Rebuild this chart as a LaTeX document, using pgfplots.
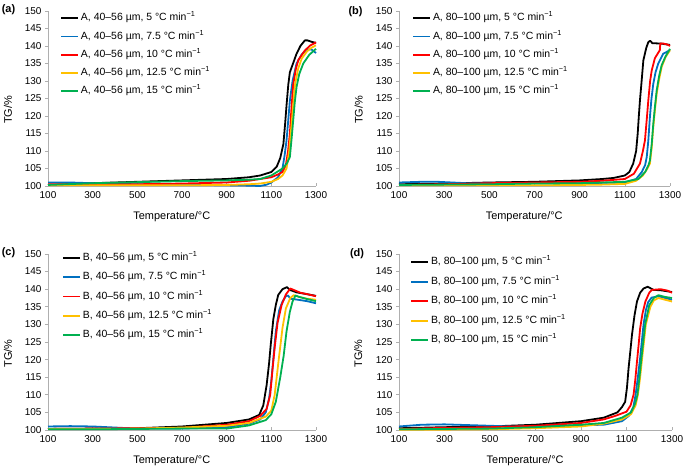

==

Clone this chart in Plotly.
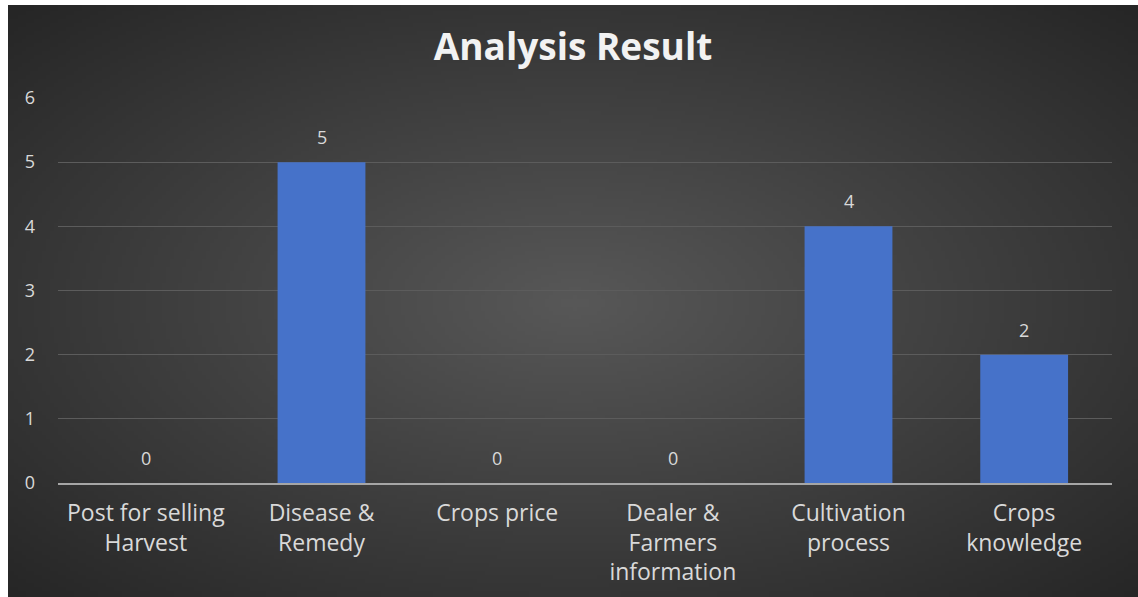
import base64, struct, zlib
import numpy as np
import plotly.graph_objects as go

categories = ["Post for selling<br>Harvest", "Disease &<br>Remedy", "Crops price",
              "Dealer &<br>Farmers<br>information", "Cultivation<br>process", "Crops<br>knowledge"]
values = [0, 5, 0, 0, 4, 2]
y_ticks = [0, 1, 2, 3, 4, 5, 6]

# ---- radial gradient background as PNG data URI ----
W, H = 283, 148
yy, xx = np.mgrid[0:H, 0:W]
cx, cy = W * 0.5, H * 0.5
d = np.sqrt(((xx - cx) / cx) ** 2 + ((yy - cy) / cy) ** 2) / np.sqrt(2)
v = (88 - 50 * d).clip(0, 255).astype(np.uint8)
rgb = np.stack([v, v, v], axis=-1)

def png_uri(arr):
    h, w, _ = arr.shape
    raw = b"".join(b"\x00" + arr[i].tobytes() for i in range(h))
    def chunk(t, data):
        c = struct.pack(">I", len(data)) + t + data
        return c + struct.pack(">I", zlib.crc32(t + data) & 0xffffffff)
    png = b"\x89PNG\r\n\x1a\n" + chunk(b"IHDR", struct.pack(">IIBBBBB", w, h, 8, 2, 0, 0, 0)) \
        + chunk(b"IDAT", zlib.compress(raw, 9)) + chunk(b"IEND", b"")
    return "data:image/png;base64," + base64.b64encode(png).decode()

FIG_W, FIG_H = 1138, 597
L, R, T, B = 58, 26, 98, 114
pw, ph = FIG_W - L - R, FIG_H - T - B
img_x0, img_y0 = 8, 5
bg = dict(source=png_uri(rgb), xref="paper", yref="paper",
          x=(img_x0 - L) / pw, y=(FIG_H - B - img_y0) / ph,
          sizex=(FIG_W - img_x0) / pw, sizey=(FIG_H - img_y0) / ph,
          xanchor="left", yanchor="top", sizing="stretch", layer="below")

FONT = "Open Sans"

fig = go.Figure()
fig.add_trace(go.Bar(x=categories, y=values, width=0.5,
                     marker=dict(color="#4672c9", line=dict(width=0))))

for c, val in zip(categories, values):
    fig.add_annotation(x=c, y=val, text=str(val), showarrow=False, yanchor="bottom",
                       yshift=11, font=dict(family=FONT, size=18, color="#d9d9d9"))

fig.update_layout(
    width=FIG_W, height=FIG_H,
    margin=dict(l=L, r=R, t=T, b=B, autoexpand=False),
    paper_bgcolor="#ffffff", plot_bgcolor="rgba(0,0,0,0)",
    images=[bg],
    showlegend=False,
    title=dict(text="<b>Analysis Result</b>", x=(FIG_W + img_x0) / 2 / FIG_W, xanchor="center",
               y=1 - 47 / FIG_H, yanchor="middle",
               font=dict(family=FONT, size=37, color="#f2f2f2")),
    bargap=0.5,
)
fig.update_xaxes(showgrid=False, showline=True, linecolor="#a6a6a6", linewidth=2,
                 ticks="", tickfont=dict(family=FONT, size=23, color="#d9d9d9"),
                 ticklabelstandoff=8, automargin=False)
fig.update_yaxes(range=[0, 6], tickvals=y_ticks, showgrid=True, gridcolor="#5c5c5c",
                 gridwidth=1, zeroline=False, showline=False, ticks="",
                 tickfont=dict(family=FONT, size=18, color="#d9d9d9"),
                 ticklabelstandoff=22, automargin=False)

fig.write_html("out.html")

STATED EXERCISE ::
Only the stretch from the line with "Clone this chart in Plotly." through the line with "rgb = np.stack([v, v, v], axis=-1)" should be copied, exactly and with both ends. Drop the pictures.

EXERCISE OUTPUT ::
Clone this chart in Plotly.
import base64, struct, zlib
import numpy as np
import plotly.graph_objects as go

categories = ["Post for selling<br>Harvest", "Disease &<br>Remedy", "Crops price",
              "Dealer &<br>Farmers<br>information", "Cultivation<br>process", "Crops<br>knowledge"]
values = [0, 5, 0, 0, 4, 2]
y_ticks = [0, 1, 2, 3, 4, 5, 6]

# ---- radial gradient background as PNG data URI ----
W, H = 283, 148
yy, xx = np.mgrid[0:H, 0:W]
cx, cy = W * 0.5, H * 0.5
d = np.sqrt(((xx - cx) / cx) ** 2 + ((yy - cy) / cy) ** 2) / np.sqrt(2)
v = (88 - 50 * d).clip(0, 255).astype(np.uint8)
rgb = np.stack([v, v, v], axis=-1)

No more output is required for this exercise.